The price for the broad applicability and mathematical elegance of this approach is the significant computing cost required for the simulation of phase-field equations at large scales. Solutions of these equations typically contain sharp interfaces moving through the domain. Such structures can only be resolved with carefully tuned, adaptive discretization schemes in space and time. Even worse, many key phenomena start to emerge only when the simulation domain is large and the simulation time is long enough. For example, in order to simulate micro cracks leading to fatigue failure of a piece of machinery, the domain must contain a certain number of these cracks. For epitaxy, in turn, structures are normally described on nano-scales, while the specimen sizes are on the order of centimeters. Thus, the enormous number of degrees-of-freedom for the discretization in space and time as well as the significant complexity of the simulation demand the use of modern HPC architectures.


The goal of the BMBF project ParaPhase - space-time parallel adaptive simulation of phase-field models on HPC architectures (FKZ 01IH15005A, BMBF program “IKT 2020 - Forschung für Innovation") is the development of algorithms and methods that allow for highly efficient space-time parallel and adaptive simulations of phase-field problems. Three key aspects will be addressed in the course of the project:

  1. Heterogeneous parallelization in space. The adaptive phase-field multigrid algorithm TNNMG will be parallelized using load-balanced decomposition techniques and GPU-based acceleration of the smoother.
  2. Innovative parallelization in time. For optimal parallel performance even on extreme scale platforms, novel approaches like Parareal and the “parallel full approximation scheme in space and time” for the parallelization in the temporal direction will be used, exploiting the hierarchical structures of spatial discretization and solver.
  3. High-order methods in space and time. To increase the arithmetic intensity, i.e., the ratio between computation and memory access, flexible high-order methods in space (using the Discontinuous Galerkin approach) and time (using spectral deferred corrections) will be implemented and combined.

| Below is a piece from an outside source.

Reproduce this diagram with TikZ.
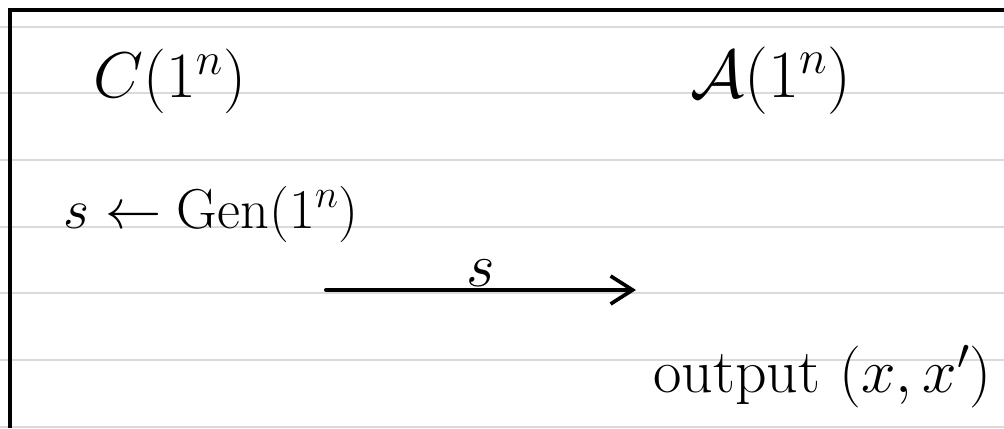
\RequirePackage{fix-cm}
\documentclass[tikz,border=0pt]{standalone}
\usepackage{amsmath}
\usepackage{tikz}
\usetikzlibrary{arrows.meta, positioning}
\definecolor{noterule}{HTML}{DADADA}
\tikzset{
  ruleline/.style={draw=noterule, line width=1.4pt},
  pageedge/.style={draw=black, line width=2.4pt},
  notetext/.style={font=\fontsize{#1}{#1}\selectfont, inner sep=0pt, anchor=base west},
  notetext/.default=46,
  notearrow/.style={-{Straight Barb[length=5.5mm, width=7mm, line width=2.6pt]},
    line width=2.8pt, line cap=round},
  notelabel/.style={font=\fontsize{44}{50}\selectfont, inner sep=1pt},
}

\begin{document}
\begin{tikzpicture}
  \useasboundingbox (0,0) rectangle (25.1,10.7);
  \fill[white] (0,0) rectangle (25.1,10.7);
  % ruled paper
  \foreach \i in {0,...,6}
    \draw[ruleline] (0,{10.033-\i*1.6667}) -- (25.1,{10.033-\i*1.6667});
  \draw[pageedge] (25.1,10.45) -- (0.25,10.45) -- (0.25,0);

  \node[notetext] (chal) at (2.33,8.25) {$C(1^n)$};
  \node[notetext=48] (adv) at (17.25,8.25) {$\mathcal{A}(1^n)$};
  \node[notetext=40] (gen) at (1.58,5.0) {$s \leftarrow \mathrm{Gen}(1^n)$};
  \node[notetext=44] (out) at (16.33,0.9) {output $(x, x')$};

  \coordinate (sfrom) at (8.15,3.45);
  \coordinate (sto) at (15.9,3.45);
  \draw[notearrow] (sfrom) -- node[notelabel, above] (sval) {$s$} (sto);
\end{tikzpicture}
\end{document}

The interdisciplinary consortium led by the Jülich Supercomputing Centre consists of two partners with a long-standing experience in the particular field of applications (the groups of Uwe Glatzel at Universität Bayreuth and Marc-Andre Keip at Universität Stuttgart) as well as four partners with a strong background in methods, algorithms and HPC (the groups of Carsten Gräser at FU Berlin, Oliver Sander at TU Dresden, Robert Speck at JSC and Jiri Kraus from the NVIDIA Application Lab). While the algorithms developed in this project will be primarily used for studying fracture propagation and liquid phase epitaxy, these problem classes already represent a wide range of challenges in industrial applications. Based on the open source software DUNE, the “Distributed and Unified Numerics Environment”, the resulting algorithms will help to make large-scale HPC simulations accessible for researchers in these fields.

With two post docs and three PhD students fully funded by BMBF, this work will also contribute to the educational effort in the field of computational science and engineering, enabling young scientists to address challenges of real-world applications with HPC-ready methods and algorithms.